Yesterday being fairly decent, well at least not raining, got a few more jobs done outside. Val asked me to plant a couple of climbing roses by the wall and grand son Gabriel insisted on helping.

The roses were in pots so the holes were dug wider and deeper. Then a mix of soil, multi-purpose compost and slow release fertiliser in the hole. This should encourage growth and ease the transition from the pot’s compost to the rough soil.
Sometimes when you put a compost grown plant into a poor soil the roots prefer to keep circling rather than move out – so easing the transition is quite important.

Whilst I applied some mycorrhizal fungi to the roots, Gabriel helpfully added extra fertiliser to the hole behind my back. I scraped out what I could but expect the fastest growing rose in the world! Kids can be lovely, but never turn your back on them.

Field Maintenance

Happily my son-in-law was also able to give me some help. A little more usefully as well.

We’ve got a couple of fields that a local smallholder runs some Texel sheep on which keep the grass down. However, they don’t eat thistles so son-in-law headed out with the brushcutter and chopped them down. They’re just starting to flower so it is the ideal time to cut them as they’re putting all their energy into seed production. With luck they won’t re-grow.
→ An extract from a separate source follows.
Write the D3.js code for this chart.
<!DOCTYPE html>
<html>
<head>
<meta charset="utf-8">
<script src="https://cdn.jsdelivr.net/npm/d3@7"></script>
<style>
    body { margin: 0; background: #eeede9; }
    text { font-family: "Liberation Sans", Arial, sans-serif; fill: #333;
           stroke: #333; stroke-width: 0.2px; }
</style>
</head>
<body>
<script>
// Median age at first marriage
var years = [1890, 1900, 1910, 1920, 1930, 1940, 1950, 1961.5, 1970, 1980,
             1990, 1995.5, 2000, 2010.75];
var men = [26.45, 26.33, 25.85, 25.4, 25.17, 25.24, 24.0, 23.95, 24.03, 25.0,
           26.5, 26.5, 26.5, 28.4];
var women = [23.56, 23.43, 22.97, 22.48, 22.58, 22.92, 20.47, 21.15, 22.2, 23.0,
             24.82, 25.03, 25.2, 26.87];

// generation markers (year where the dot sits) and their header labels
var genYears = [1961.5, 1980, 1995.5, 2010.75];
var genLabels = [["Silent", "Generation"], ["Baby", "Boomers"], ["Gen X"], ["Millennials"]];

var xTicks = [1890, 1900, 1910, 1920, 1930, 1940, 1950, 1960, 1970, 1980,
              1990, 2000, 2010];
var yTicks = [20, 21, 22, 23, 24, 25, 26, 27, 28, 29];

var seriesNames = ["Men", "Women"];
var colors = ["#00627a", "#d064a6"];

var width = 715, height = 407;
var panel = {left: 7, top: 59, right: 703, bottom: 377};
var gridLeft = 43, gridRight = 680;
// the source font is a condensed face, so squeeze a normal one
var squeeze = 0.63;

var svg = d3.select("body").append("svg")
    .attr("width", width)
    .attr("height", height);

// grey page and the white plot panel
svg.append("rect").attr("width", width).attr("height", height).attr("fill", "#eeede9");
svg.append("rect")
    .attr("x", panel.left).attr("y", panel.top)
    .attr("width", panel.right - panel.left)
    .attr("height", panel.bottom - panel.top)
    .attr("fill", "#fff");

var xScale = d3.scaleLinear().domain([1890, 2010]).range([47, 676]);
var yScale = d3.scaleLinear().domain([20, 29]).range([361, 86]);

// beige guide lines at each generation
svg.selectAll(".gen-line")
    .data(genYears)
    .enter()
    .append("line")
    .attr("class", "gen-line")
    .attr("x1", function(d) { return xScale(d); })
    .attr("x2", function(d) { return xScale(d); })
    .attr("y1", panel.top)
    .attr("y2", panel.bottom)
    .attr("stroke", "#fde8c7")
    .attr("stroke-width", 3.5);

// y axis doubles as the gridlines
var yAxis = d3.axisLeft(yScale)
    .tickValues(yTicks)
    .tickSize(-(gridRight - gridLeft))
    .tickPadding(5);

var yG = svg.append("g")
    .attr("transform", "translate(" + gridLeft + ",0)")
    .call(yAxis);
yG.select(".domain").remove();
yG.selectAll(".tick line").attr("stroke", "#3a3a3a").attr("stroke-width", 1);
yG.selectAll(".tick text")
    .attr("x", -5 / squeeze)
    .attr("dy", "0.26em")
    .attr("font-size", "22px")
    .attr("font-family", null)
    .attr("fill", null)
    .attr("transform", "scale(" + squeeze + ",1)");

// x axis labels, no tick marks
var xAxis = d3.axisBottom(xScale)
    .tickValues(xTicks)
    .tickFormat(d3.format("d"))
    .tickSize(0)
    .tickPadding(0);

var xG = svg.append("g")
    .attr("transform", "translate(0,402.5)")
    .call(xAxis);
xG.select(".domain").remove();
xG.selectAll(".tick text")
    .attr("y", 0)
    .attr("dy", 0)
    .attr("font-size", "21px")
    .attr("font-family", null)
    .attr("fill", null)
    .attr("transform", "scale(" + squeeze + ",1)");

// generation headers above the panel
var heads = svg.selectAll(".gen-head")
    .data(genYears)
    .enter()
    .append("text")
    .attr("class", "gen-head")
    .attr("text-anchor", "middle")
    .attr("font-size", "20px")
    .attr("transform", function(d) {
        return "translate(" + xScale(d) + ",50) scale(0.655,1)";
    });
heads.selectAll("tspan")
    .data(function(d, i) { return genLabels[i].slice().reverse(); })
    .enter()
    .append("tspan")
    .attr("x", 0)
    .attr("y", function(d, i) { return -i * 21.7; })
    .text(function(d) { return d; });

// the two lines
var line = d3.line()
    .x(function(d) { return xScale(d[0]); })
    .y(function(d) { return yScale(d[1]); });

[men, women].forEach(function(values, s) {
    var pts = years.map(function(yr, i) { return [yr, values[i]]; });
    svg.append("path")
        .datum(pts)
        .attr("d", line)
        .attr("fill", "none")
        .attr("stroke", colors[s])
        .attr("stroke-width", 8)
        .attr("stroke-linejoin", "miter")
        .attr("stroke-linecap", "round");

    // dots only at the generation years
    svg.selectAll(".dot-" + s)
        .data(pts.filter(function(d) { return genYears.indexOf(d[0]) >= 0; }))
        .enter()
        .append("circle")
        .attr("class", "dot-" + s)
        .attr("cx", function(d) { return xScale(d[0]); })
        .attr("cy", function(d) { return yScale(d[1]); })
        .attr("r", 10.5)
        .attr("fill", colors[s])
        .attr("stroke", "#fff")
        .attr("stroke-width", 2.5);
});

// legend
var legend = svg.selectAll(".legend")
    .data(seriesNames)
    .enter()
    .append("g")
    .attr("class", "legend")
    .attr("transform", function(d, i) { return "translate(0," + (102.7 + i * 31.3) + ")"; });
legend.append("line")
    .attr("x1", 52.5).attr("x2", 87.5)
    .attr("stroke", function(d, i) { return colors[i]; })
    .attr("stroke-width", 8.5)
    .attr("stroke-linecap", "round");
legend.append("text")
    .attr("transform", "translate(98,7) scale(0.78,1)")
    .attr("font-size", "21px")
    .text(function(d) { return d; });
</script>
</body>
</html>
Mowing very over-grown long grass

Next he ran the mower over the small field where I’ve got the raised beds. That was really over-grown and tricky. If you just let the mower run as normal, the long grass clogs it up and stops it – even on the highest setting.
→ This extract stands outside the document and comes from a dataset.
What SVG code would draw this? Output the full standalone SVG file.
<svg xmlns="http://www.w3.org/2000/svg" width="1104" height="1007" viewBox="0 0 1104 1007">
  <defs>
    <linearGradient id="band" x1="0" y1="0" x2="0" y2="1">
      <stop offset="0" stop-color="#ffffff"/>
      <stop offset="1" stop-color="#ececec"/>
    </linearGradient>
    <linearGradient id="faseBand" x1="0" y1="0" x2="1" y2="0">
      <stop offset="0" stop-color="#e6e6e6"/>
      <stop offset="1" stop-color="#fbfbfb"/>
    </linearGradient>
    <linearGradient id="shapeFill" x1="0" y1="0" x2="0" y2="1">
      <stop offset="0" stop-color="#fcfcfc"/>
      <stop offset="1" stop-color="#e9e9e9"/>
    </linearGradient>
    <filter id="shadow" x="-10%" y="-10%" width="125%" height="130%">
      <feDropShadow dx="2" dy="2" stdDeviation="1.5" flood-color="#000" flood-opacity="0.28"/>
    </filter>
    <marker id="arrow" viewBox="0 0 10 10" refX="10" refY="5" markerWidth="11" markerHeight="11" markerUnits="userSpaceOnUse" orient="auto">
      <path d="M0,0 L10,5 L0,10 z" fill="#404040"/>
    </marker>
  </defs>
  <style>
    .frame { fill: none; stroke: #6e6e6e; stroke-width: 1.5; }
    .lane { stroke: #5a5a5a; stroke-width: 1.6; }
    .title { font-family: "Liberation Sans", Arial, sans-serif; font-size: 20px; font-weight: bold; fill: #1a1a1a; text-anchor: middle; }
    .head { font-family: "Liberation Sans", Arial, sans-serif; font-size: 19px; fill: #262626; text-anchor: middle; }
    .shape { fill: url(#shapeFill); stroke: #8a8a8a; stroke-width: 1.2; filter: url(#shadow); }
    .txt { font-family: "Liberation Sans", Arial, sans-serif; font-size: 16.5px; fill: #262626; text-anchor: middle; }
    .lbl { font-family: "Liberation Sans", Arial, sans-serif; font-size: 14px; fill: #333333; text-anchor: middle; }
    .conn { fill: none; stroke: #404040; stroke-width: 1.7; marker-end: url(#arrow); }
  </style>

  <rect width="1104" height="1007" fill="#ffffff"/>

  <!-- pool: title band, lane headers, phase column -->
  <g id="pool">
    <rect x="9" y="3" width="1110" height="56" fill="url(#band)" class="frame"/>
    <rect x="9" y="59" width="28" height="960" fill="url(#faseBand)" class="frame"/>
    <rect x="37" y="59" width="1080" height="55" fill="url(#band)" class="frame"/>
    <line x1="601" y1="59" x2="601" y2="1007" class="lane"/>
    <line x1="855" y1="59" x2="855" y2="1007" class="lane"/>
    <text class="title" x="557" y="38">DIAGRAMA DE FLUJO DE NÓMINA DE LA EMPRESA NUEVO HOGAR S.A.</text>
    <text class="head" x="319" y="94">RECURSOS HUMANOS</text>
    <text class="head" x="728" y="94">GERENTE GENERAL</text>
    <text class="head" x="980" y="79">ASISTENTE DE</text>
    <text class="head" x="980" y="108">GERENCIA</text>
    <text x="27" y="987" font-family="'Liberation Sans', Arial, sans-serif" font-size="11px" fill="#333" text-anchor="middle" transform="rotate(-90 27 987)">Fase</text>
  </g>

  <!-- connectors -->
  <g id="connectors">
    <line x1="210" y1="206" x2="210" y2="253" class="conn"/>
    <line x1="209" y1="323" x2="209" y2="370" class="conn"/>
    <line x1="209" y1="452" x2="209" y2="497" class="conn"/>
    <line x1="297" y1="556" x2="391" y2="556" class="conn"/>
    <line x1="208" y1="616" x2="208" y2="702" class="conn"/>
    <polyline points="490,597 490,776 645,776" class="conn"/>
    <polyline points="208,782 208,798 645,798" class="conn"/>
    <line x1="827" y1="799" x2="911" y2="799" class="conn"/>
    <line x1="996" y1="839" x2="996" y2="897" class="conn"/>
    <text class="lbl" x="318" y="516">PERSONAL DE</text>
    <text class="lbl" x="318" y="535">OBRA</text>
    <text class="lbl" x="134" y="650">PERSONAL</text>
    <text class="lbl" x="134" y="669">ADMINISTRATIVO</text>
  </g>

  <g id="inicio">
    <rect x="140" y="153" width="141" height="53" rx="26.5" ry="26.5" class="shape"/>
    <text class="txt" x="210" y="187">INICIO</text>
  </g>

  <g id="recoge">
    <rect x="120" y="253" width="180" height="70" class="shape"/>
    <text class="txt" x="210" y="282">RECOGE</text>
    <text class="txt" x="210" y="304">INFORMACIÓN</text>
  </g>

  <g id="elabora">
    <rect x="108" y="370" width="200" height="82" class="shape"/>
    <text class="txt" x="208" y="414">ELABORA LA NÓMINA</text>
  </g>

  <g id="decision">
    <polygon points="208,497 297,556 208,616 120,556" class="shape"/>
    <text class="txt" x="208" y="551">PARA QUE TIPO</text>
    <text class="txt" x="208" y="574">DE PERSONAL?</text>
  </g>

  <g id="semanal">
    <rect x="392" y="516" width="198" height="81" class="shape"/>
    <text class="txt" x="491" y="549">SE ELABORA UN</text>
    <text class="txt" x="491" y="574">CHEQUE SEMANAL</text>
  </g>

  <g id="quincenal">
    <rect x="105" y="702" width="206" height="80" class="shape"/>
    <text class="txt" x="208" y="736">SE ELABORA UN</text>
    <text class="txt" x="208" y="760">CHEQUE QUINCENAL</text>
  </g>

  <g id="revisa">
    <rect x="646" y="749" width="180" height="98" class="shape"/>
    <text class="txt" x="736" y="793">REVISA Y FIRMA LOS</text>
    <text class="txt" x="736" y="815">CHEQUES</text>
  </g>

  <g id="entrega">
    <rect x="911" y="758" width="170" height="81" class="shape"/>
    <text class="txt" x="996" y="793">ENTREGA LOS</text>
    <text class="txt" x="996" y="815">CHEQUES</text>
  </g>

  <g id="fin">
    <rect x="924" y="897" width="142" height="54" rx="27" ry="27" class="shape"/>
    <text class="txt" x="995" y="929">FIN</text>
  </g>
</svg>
There is a way though, we tilt the mower so the front wheels are a couple of inches high and it will go through. Then come back the other way with the wheels on the ground. In an ideal world, I’d go over it again the next day but this being Wales, it rains instead.

Slugs & Snails

Strawberries Damaged by Slugs

Strawberries Damaged by Slugs

Slug on Greenhouse Window

Slug on Greenhouse Window

My biggest problem, apart from lack of time, has to be the slugs and snails this year. I knew it was going to be bad after the mild winter but it’s worse than I feared. The ideal winter should be short and sharp. Just a few days of minus 5 is enough to make a big difference to the pest population. The year we moved here we had that really cold winter with lows of minus 15 and I hardly saw a slug the next year.
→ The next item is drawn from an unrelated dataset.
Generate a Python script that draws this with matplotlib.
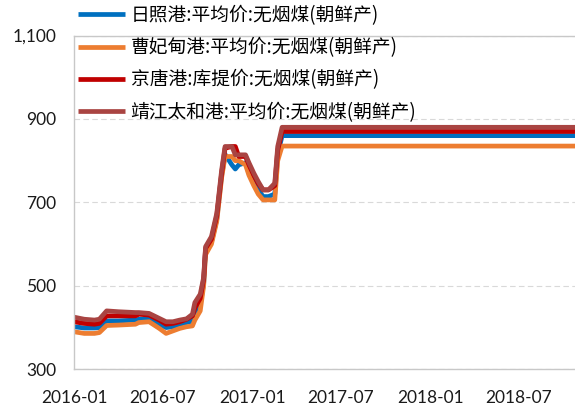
import matplotlib
matplotlib.use("Agg")
import matplotlib.pyplot as plt
import matplotlib.dates as mdates
import matplotlib.ticker as ticker
import pandas as pd

plt.rcParams["font.family"] = ["Lato", "Noto Sans CJK SC", "DejaVu Sans"]

# weekly-ish observation dates
dates = [
    "2016-01-01", "2016-01-22", "2016-02-12", "2016-02-22", "2016-03-08",
    "2016-04-01", "2016-05-06", "2016-05-13", "2016-06-03", "2016-06-24",
    "2016-07-08", "2016-07-22", "2016-08-05", "2016-08-19", "2016-08-31",
    "2016-09-05", "2016-09-16", "2016-09-23", "2016-09-27", "2016-10-09",
    "2016-10-20", "2016-10-30", "2016-11-06", "2016-11-20", "2016-11-27",
    "2016-12-04", "2016-12-18", "2016-12-25", "2017-01-04", "2017-01-13",
    "2017-01-23", "2017-02-03", "2017-02-16", "2017-02-22", "2017-03-03",
    "2018-10-31",
]

rizhao = [
    402, 399, 399, 400, 416, 416, 418, 420, 420, 408,
    400, 402, 408, 412, 416, 430, 455, 505, 585, 605,
    660, 765, 815, 790, 780, 790, 795, 770, 750, 730,
    714, 714, 720, 815, 860, 860,
]
caofeidian = [
    390, 386, 386, 388, 405, 406, 408, 412, 414, 398,
    386, 392, 398, 402, 404, 418, 440, 500, 575, 600,
    655, 760, 810, 810, 800, 800, 790, 765, 740, 720,
    706, 706, 706, 800, 835, 835,
]
jingtang = [
    414, 410, 408, 410, 428, 428, 428, 432, 430, 418,
    408, 410, 414, 420, 428, 447, 470, 515, 590, 612,
    668, 770, 830, 834, 834, 810, 810, 790, 765, 745,
    730, 730, 740, 825, 870, 870,
]
jingjiang = [
    425, 420, 418, 420, 440, 438, 436, 436, 434, 422,
    414, 414, 418, 421, 432, 460, 480, 520, 594, 618,
    674, 778, 834, 834, 814, 814, 814, 795, 770, 750,
    730, 730, 746, 834, 880, 880,
]

labels = [
    "日照港:平均价:无烟煤(朝鲜产)",
    "曹妃甸港:平均价:无烟煤(朝鲜产)",
    "京唐港:库提价:无烟煤(朝鲜产)",
    "靖江太和港:平均价:无烟煤(朝鲜产)",
]
colors = ["#0070C0", "#ED7D31", "#C00000", "#A94442"]
yticks = [300, 500, 700, 900, 1100]

x = pd.to_datetime(dates)

fig = plt.figure(figsize=(5.75, 4.07), dpi=100)
ax = fig.add_axes([74 / 575, 1 - 369.3 / 407, 1 - 74 / 575, (369.3 - 35.5) / 407])

lines = []
for y, c, lab in zip([rizhao, caofeidian, jingtang, jingjiang], colors, labels):
    (ln,) = ax.plot(x, y, color=c, lw=3.4, label=lab, solid_joinstyle="round", solid_capstyle="butt")
    lines.append(ln)

ax.set_ylim(300, 1100)
ax.set_xlim(pd.Timestamp("2016-01-01"), pd.Timestamp("2018-10-25"))
ax.set_yticks(yticks)
ax.yaxis.set_major_formatter(ticker.StrMethodFormatter("{x:,.0f}"))
ax.xaxis.set_major_locator(mdates.MonthLocator(bymonth=[1, 7]))
ax.xaxis.set_major_formatter(mdates.DateFormatter("%Y-%m"))

ax.grid(axis="y", color="#D9D9D9", linestyle=(0, (5, 3)), lw=0.8)
ax.set_axisbelow(True)
for side in ["left", "bottom", "top"]:
    ax.spines[side].set_color("#C8C8C8")
    ax.spines[side].set_linewidth(1.0)
ax.spines["right"].set_visible(False)
ax.tick_params(axis="both", length=0, labelsize=12.5, colors="#1a1a1a")
ax.tick_params(axis="y", pad=12.5)
ax.tick_params(axis="x", pad=15)

leg = fig.legend(
    handles=lines,
    loc="upper left",
    bbox_to_anchor=(78 / 575, 1 - 5 / 407),
    bbox_transform=fig.transFigure,
    frameon=False,
    prop={"family": ["Noto Sans CJK SC", "DejaVu Sans"], "size": 13.5},
    handlelength=2.5,
    handletextpad=0.3,
    labelspacing=0.6,
    borderpad=0,
    borderaxespad=0,
)
for h in leg.legend_handles:
    h.set_linewidth(3.4)

fig.savefig("out.png", dpi=100)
In the greenhouse it’s snails that are the problem. I’ve lost a couple of the onions, eaten away at the base by snails. That’s something I’ve never had before. I’ve been through the house, picked out every snail I can find but the next day they’re back in force.

How they’re getting in is a mystery. I can understand a slug squeezing through a tiny hole but a snail has a shell that won’t squash and squeeze. Missing one or two on my search I can accept but dozens? Maybe some things are not meant to be known by man!

Even the strawberries in the barrel are being attacked. I’ve tried scattering pellets around the base (it’s on the patio) and some in the top but still keep finding the juicy ripe ones half eaten.

I could get quite paranoid about this, I step out after dark and they’re crawling up the walls and when I look out of a window I see a snail making his way up it.

Slug Control Tip

Maybe this is the answer I need from Cathy of Suffolk who emailed to say:

Thought this tip may be useful! My cauliflower seedlings were getting well chewed in the greenhouse so I rubbed vick round the top of the pots and they haven’t been touched since and even the whitefly have kept off!